One can read about TMC from their website and financial reports. In short, they aim to be a leading healthcare provider for women and children and its developments over the years indeed indicate that they are moving in the right direction. Other than the usual obstetrics and gynaecology (O&G), paediatric services and fertility treatment services, they set up the Thomson Women Cancer Centre, TWCC. TWCC is dedicated to the prevention, diagnosis and treatment of breast, gynaecological and colorectal tumours in women. Recently, they announced the setting up of the Thomson Chinese Medicine Pte. Ltd.


Is it explicitly mentioned in TMC's 1Q 2009 financial statements that the group seeks to grow organically. That explains its low gearing below 5%. As such, the fact the TMC can grow steadily over the years is quite impressive, at least to me.

Reasons to be optimistic

Branding (Singapore, not TMC)

Singapore's status as a Medical Hub in the region boded well to attract a healthy load of clients for TMC's services. Though the fertility rate of Singaporeans is pretty low, the countries in the region are still very productive. Given the growing affluence in the regional countries, especially the higher income group, more will come to Singapore and TMC will be one of those to benefit.

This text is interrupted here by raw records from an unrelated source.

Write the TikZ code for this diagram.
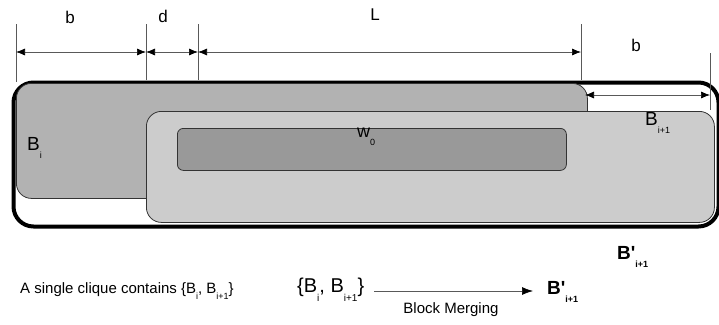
\documentclass[tikz,border=0pt]{standalone}
\usepackage{fontspec}
\setmainfont{Liberation Sans}
\usetikzlibrary{arrows.meta}
\newcommand{\subx}[1]{\raisebox{-0.45em}{\fontsize{9}{9}\selectfont #1}}
\newcommand{\subxl}[1]{\raisebox{-0.45em}{\fontsize{10}{10}\selectfont #1}}
\begin{document}
\begin{tikzpicture}[x=1pt,y=-1pt,
  box/.style={draw=black!80,line width=0.8pt,anchor=north west,inner sep=0pt},
  dimline/.style={draw=black!65,line width=0.7pt},
  dimarrow/.style={dimline,{Latex[length=9pt,width=7pt,black]}-{Latex[length=9pt,width=7pt,black]}},
  lbl/.style={font=\fontsize{17}{17}\selectfont,inner sep=0pt},
  txt/.style={font=\fontsize{15}{15}\selectfont,inner sep=0pt}]
\useasboundingbox (0,0) rectangle (719,324);
% outer box
\node[draw=black,line width=4pt,fill=white,rounded corners=20pt,anchor=north west,inner sep=0pt,
  minimum width=705pt,minimum height=144pt] (outer) at (11.5,80.5) {};
% B_i box
\node[box,fill=black!30,rounded corners=15pt,minimum width=571pt,minimum height=115pt] (bi) at (16,83) {};
% B_{i+1} box
\node[box,fill=black!20,rounded corners=15pt,minimum width=568pt,minimum height=111pt] (bi1) at (146,111) {};
% w0 box
\node[box,fill=black!40,rounded corners=6pt,minimum width=389pt,minimum height=42pt] (w0) at (177,128) {};
% labels in boxes
\node[font=\fontsize{19}{19}\selectfont,anchor=west,inner sep=0pt] (lbi) at (27,148) {B\subx{i}};
\node[font=\fontsize{18}{18}\selectfont,anchor=west,inner sep=0pt] (lw0) at (357,137) {w\subx{0}};
\node[font=\fontsize{19}{19}\selectfont,anchor=west,inner sep=0pt] (lbi1) at (645,123) {B\subx{i+1}};
% dimension ticks
\coordinate (t1a) at (16,24); \coordinate (t1b) at (16,82);
\coordinate (t2a) at (146,24); \coordinate (t2b) at (146,80);
\coordinate (t3a) at (198,24); \coordinate (t3b) at (198,80);
\coordinate (t4a) at (581,24); \coordinate (t4b) at (581,80);
\coordinate (t5a) at (710,53); \coordinate (t5b) at (710,110);
\draw[dimline] (t1a) -- (t1b);
\draw[dimline] (t2a) -- (t2b);
\draw[dimline] (t3a) -- (t3b);
\draw[dimline] (t4a) -- (t4b);
\draw[dimline] (t5a) -- (t5b);
\coordinate (a1) at (16,52); \coordinate (a2) at (146,52);
\coordinate (a3) at (198,52); \coordinate (a4) at (581,52);
\coordinate (a5) at (585,95); \coordinate (a6) at (710,95);
\draw[dimarrow] (a1) -- (a2);
\draw[dimarrow] (a2) -- (a3);
\draw[dimarrow] (a3) -- (a4);
\draw[dimarrow] (a5) -- (a6);
\node[lbl] (lb1) at (70,17) {b};
\node[lbl] (ld) at (163,16) {d};
\node[lbl] (lL) at (375,15) {L};
\node[lbl] (lb2) at (636,45) {b};
% bottom
\node[font=\fontsize{19}{19}\selectfont\bfseries,anchor=west,inner sep=0pt] (bp1) at (617,257) {B\textquotesingle\subx{i+1}};
\node[txt,anchor=west] (single) at (20,291) {A single clique contains \{B\subx{i}, B\subx{i+1}\}};
\node[font=\fontsize{20}{20}\selectfont,anchor=west,inner sep=0pt] (pair) at (297,290) {\{B\subxl{i}, B\subxl{i+1}\}};
\node[font=\fontsize{19}{19}\selectfont\bfseries,anchor=west,inner sep=0pt] (bp2) at (547,292) {B\textquotesingle\subx{i+1}};
\coordinate (m1) at (374,291); \coordinate (m2) at (533,291);
\draw[dimline,-{Latex[length=11pt,width=8pt,black]}] (m1) -- (m2);
\node[txt] (merge) at (451,310) {Block Merging};
\end{tikzpicture}
\end{document}
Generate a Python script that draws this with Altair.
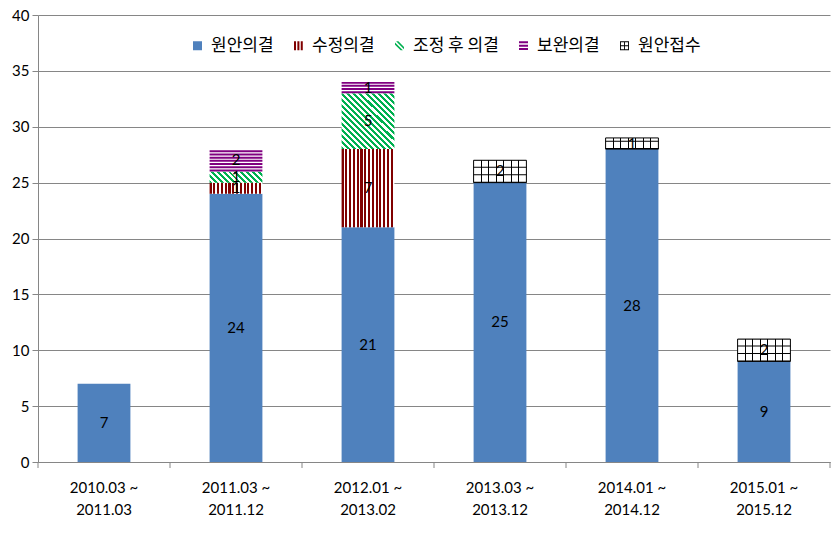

One of the first choice among private hospitals

Among my friends and colleagues, if not KK, TMC is the overwhelming first choice they choose for O&G services. It seems to me that TMC is the most affordable private hospital if couples choose to pay more. To gather more clients, TMC actually have 7 Thomson Women’s Clinic spread across the island to refer perspective mothers to TMC.


TMC seems to be more like a hotel than a hospital. In an attempt to grow, their services become more commercialised than personal. A few couples I know choose not to go back to TMC for subsequent child and instead headed to Mount Alvernia or Gleneagles Hospital (basic package is just slightly more expensive than TMC). Hopefully TMC will take note of all customer feedback and improve their services as they grow.


As the region's economies grows out of the current recession, there should be more babies to come along and help TMC to fulfill is dream to be the leading healthcare provider for women and children.